On 19 May the Turks launched a major attack on the whole of the Anzac position. At that time, B Squadron was part of the defence of Quinn’s Post. A total of 42,000 Turks took part in the attack but were successfully repulsed, suffering over 10,000 casualties. During the armistice of 24 May, 2nd Light Horse supplied a burial party of 50 men. According to a statement of a Turk subsequently captured, Mustafa Kemal worked as a Sergeant with one of the Turkish burial parties. He was impressed with the extraordinary opportunity which the position at Quinn’s afforded, after having stood in front of that post and looked over the Australian trenches straight down the slope in rear.
The staff of Quinn’s Post had always expected that, by a mine or other means, the Turks would some day force their way into Quinn’s Post. Lieutenant T. McSharry of 2nd Light Horse, the post-adjutant, had determined his own action. When on 27 May the Turks broke into a section of Quinn’s Post, McSharry went straight to the bomb-store and rallied the men tumbling out of occupied trenches by a cry, “Come on Australia!” To McSharry, very cool in the thick of the fight, it seemed obvious that the one efficacious plan for dealing with the Turks then in Quinn’s was by filtering men into the trenches on either side of them to attack them from both flanks through the trenches. By such tactics, the Turks were bottled up and finally surrendered. Quinn’s Post had again been successfully defended.
An offensive planned for 7th August had as its main objective the strategic position on Baby 700. It was recognized that an unaided attack across the Nek against Baby 700 was almost impossible. The plan involved a simultaneous attack from the heights of Chunuk Bair, when captured by the New Zealanders who had that unenviable task. Also, there was to be a simultaneous feint attack from Quinn’s Post. The attack from Quinn’s by the first wave of the 2nd Light Horse was doomed to fail because the preconditions for that attack could not be met. Critically, the Turkish machine-guns covering No-Man’s Land between Quinn’s and the Turkish trenches facing it were not destroyed or neutralized.

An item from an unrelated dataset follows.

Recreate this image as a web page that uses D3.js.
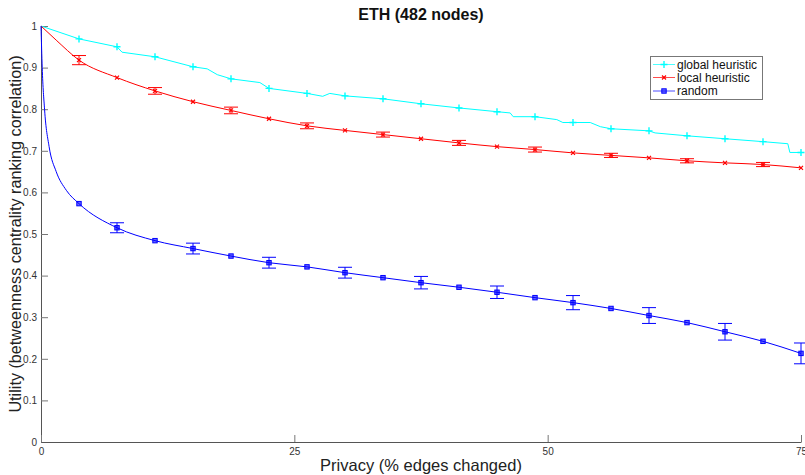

The Regiment lost 16 killed and 37 wounded of the 56 who charged in the first wave. there was no valid reason for flinging away the later lines after the first had utterly failed.

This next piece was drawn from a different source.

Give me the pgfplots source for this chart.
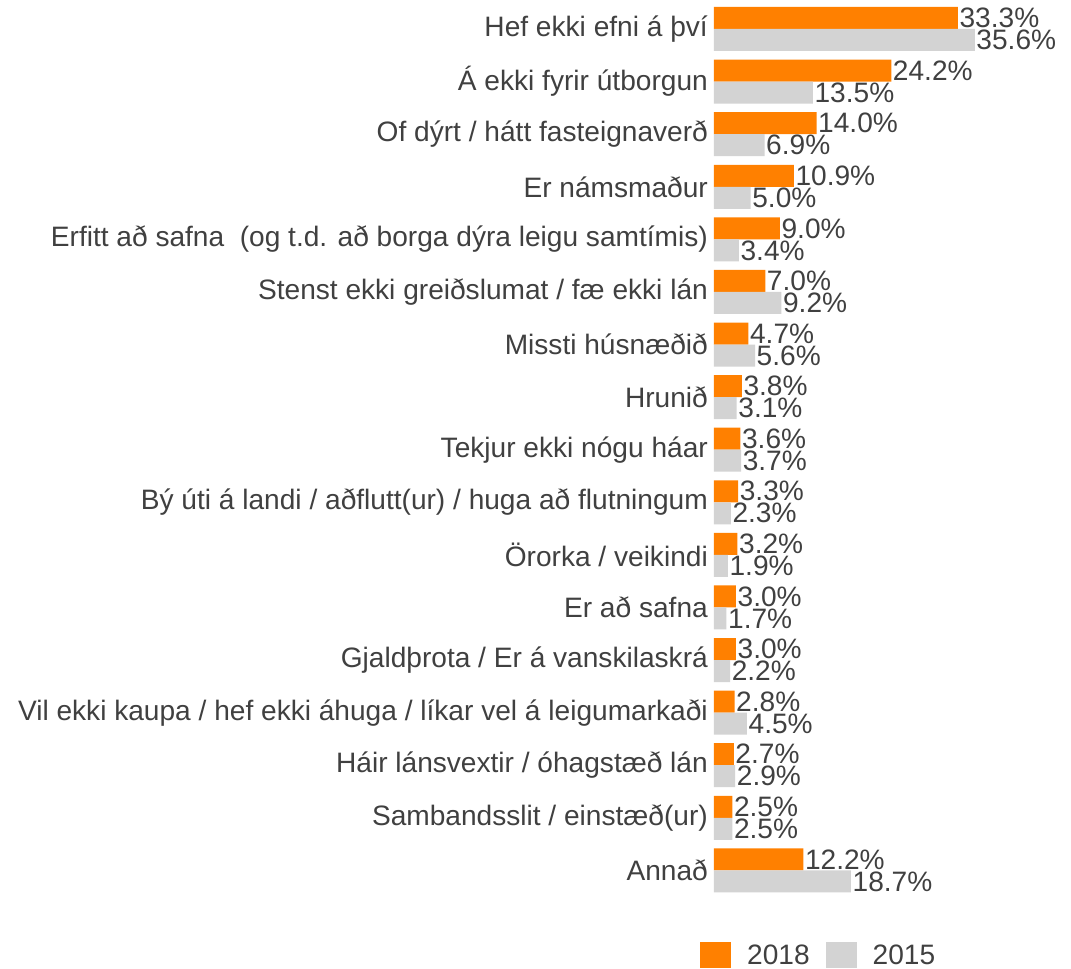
\documentclass[border=0pt]{standalone}
\usepackage{pgfplots}
\pgfplotsset{compat=1.18}
\usepackage{fontspec}
\setmainfont{Liberation Sans}
\definecolor{orng}{HTML}{FF8000}
\definecolor{lgray}{HTML}{D3D3D3}
\definecolor{txt}{HTML}{404040}
\begin{document}
\begin{tikzpicture}[x=1bp,y=1bp]
\begin{axis}[
  at={(714bp,-2.7bp)}, anchor=north west,
  scale only axis, width=293bp, height=894bp,
  xmin=0, xmax=40, ymin=-0.5, ymax=16.5,
  xbar, bar width=22bp,
  axis line style={draw=none}, major tick length=0pt,
  xtick=\empty,
  ytick={0,...,16},
  yticklabels={Annað, Sambandsslit / einstæð(ur), Háir lánsvextir / óhagstæð lán,
    Vil ekki kaupa / hef ekki áhuga / líkar vel á leigumarkaði,
    Gjaldþrota / Er á vanskilaskrá, Er að safna, Örorka / veikindi,
    Bý úti á landi / aðflutt(ur) / huga að flutningum, Tekjur ekki nógu háar,
    Hrunið, Missti húsnæðið, Stenst ekki greiðslumat / fæ ekki lán,
    {Erfitt að safna\ \ (og t.d. að borga dýra leigu samtímis)},
    Er námsmaður, Of dýrt / hátt fasteignaverð, Á ekki fyrir útborgun, Hef ekki efni á því},
  yticklabel style={font=\fontsize{28.2}{33}\selectfont, text=txt, anchor=east, inner xsep=0pt, xshift=-6bp},
  clip=false,
  point meta=x,
  /pgf/number format/assume math mode=true,
  nodes near coords={\pgfmathprintnumber[fixed,fixed zerofill,precision=1,assume math mode=true]{\pgfplotspointmeta}\%},
  nodes near coords style={font=\fontsize{28.2}{33}\selectfont, text=txt, anchor=west, inner xsep=1.5bp, inner ysep=0pt},
  legend columns=2,
  legend style={draw=none, fill=none, at={(-0.0478,-0.0652)}, anchor=west, inner sep=0pt,
    font=\fontsize{28.2}{33}\selectfont, text=txt,
    /tikz/every even column/.append style={column sep=0bp},
    nodes={inner xsep=16bp}},
  legend image code/.code={\path[#1,draw=none] (0bp,-13bp) rectangle (31bp,13bp);},
]
\addplot[fill=orng, draw=none, bar shift=11bp] coordinates {
(33.3,16) (24.2,15) (14.0,14) (10.9,13) (9.0,12) (7.0,11) (4.7,10) (3.8,9) (3.6,8)
(3.3,7) (3.2,6) (3.0,5) (3.0,4) (2.8,3) (2.7,2) (2.5,1) (12.2,0)};
\addplot[fill=lgray, draw=none, bar shift=-11bp] coordinates {
(35.6,16) (13.5,15) (6.9,14) (5.0,13) (3.4,12) (9.2,11) (5.6,10) (3.1,9) (3.7,8)
(2.3,7) (1.9,6) (1.7,5) (2.2,4) (4.5,3) (2.9,2) (2.5,1) (18.7,0)};
\legend{2018,2015}
\end{axis}
\useasboundingbox (0,0) rectangle (1071bp,-969bp);
\end{tikzpicture}
\end{document}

On 18 December at midnight the last of the 2nd Light Horse left the trenches and wended their way to the beach and embarked as part of a successful evacuation completed on 20 December. Left behind was a medallion discovered on Anzac Day 1996 which bears the inscription ”Presented to B Tippett with best wishes from his employers W. C. Thomas & Sons”.. it is to be hoped that B. Tippett himself left in good health. It may be more likely that he lies in Quinn’s Post Cemetary where can be found the following message from Kemal Ataturk, now known as the father of the Turks, erected at Gallipoli in 1934:
“Those heroes that shed their blood and lost their lives. You are now lying in the soil of a friendly country. Therefore, rest in peace. There is no difference between the Johnnies and the Mehmets to us where they lie side by side here in this country of ours. You the mothers who sent their sons from far away countries, wipe your tears. Your sons are now lying in our bosom and are in peace. After having lost their lives on this land they have become our sons as well.”